English clubs have spared no expense snapping up kids from all over the world, but on the evidence of the ICC they suffer less from a lack of quality than from the shortcomings of the competitive structure in UK youth football. The lads at Real and Barça have adapted better to the demands of playing for the senior side than their colleagues at Chelsea and City. The other great piece of news in the youth world is the excellent academy at PSG, a club that has benefited greatly from an injection of petro-dollars in recent years but that also has a clear footballing project applied not only to its first team, but its youth system and its women's outfit too. Ikone and Kimpembe looked players of huge potential.
An answer to UEFA and a lab for future plans
The idea of a tournament for young prospects sheltered under the umbrella of their clubs' big names leads one to think of an eccentric footballing universe in which anything goes as long as you supply the right dose of publicity and media attention. But it's highly possible that the organisers of the ICC and the clubs involved are very happy with what it's bringing - even if that pleasure is not so much drawn from the victories or defeats accrued or the good performances of the youngsters.

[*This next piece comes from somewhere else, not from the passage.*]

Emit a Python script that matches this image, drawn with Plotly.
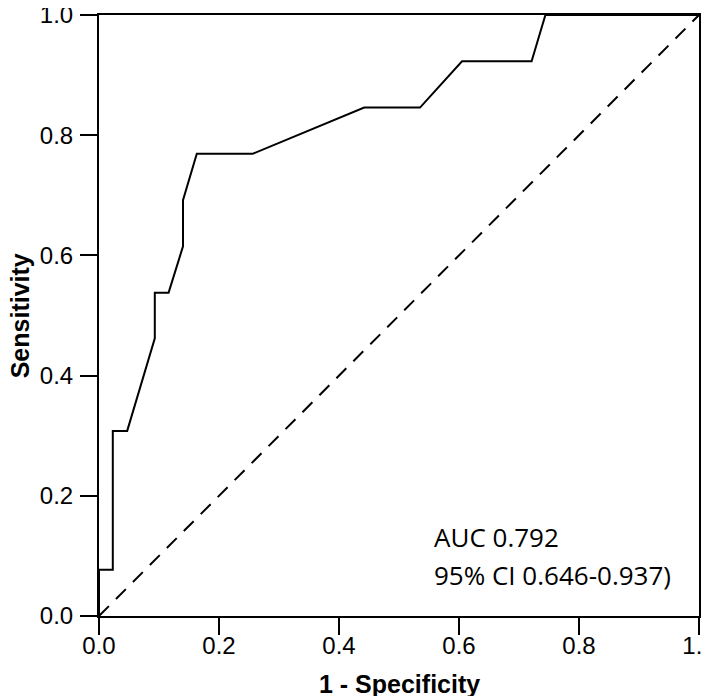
import plotly.graph_objects as go

# ROC curve points (1 - specificity, sensitivity)
fpr = [0.0, 0.0, 0.023, 0.023, 0.047, 0.093, 0.093, 0.116, 0.140, 0.140,
       0.163, 0.256, 0.442, 0.535, 0.605, 0.721, 0.744, 1.0]
tpr = [0.0, 0.077, 0.077, 0.308, 0.308, 0.462, 0.538, 0.538, 0.615, 0.692,
       0.769, 0.769, 0.846, 0.846, 0.923, 0.923, 1.0, 1.0]

ref_x = [0.0, 1.0]
ref_y = [0.0, 1.0]

tick_vals = [0.0, 0.2, 0.4, 0.6, 0.8, 1.0]
tick_text = ["0.0", "0.2", "0.4", "0.6", "0.8", "1.0"]

auc_line = "AUC 0.792"
ci_line = "95% CI 0.646-0.937)"

fig = go.Figure()

# reference diagonal
fig.add_trace(go.Scatter(x=ref_x, y=ref_y, mode="lines",
                         line=dict(color="black", width=2, dash="14px,10px"),
                         hoverinfo="skip", cliponaxis=False))

# ROC curve
fig.add_trace(go.Scatter(x=fpr, y=tpr, mode="lines",
                         line=dict(color="black", width=2),
                         cliponaxis=False))

text_font = dict(family="Open Sans", size=26, color="black")
fig.add_annotation(x=0.555, y=0.131, xref="x", yref="y", text=auc_line,
                   showarrow=False, xanchor="left", yanchor="middle",
                   font=text_font)
fig.add_annotation(x=0.555, y=0.069, xref="x", yref="y", text=ci_line,
                   showarrow=False, xanchor="left", yanchor="middle",
                   font=text_font)

title_font = dict(family="Liberation Sans", size=25, color="black")
# axis titles placed as annotations for exact positioning
fig.add_annotation(x=0.5, y=-0.113, xref="paper", yref="paper",
                   text="<b>1 - Specificity</b>", showarrow=False,
                   xanchor="center", yanchor="middle", font=title_font)
fig.add_annotation(x=-0.132, y=0.5, xref="paper", yref="paper",
                   text="<b>Sensitivity</b>", showarrow=False, textangle=-90,
                   xanchor="center", yanchor="middle", font=title_font)

axis_common = dict(
    range=[0, 1], tickvals=tick_vals, ticktext=tick_text,
    showline=True, linecolor="black", linewidth=2, mirror=True,
    ticks="outside", ticklen=17, tickwidth=2, tickcolor="black",
    showgrid=False, zeroline=False, ticklabeloverflow="allow",
    automargin=False,
    tickfont=dict(family="Liberation Sans", size=24, color="black"),
)

fig.update_xaxes(**axis_common, ticklabelstandoff=-10)
fig.update_yaxes(**axis_common, ticklabelstandoff=2)

fig.update_layout(
    width=709, height=696,
    margin=dict(l=91, r=18, t=7, b=88),
    plot_bgcolor="white", paper_bgcolor="white",
    showlegend=False,
)

fig.write_html("out.html")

This event has to be interpreted as a platform for an alternative to UEFA. It was created in 2012 under another name - the World Football Challenge - and since then has remained each summer. Its continued existence is easy to understand: as well as in Europe, it's held in the United States, Australia and China (three particularly attractive countries for the development of the game), it's run by the American company Relevent Sports, which has no bones about presenting itself as an answer to UEFA, and brings together in harmony 95% of the globe's most important clubs, who are increasingly attentive to the possibility of creating their own competition and sharing out the money away from Europe's governing body.
More than a tournament, it's a laboratory for future projects. Indeed, Relevent Sports chairman Charlie Stillitano betrayed his annoyance at Leicester City's Premier League success last season, the Foxes not being your typical breed of club worthy of featuring in the International Champions Cup. The British media started to question Relevent's intentions. Leicester have taken part this year, but they certainly don't figure in the plans of the company and the continent's leading clubs.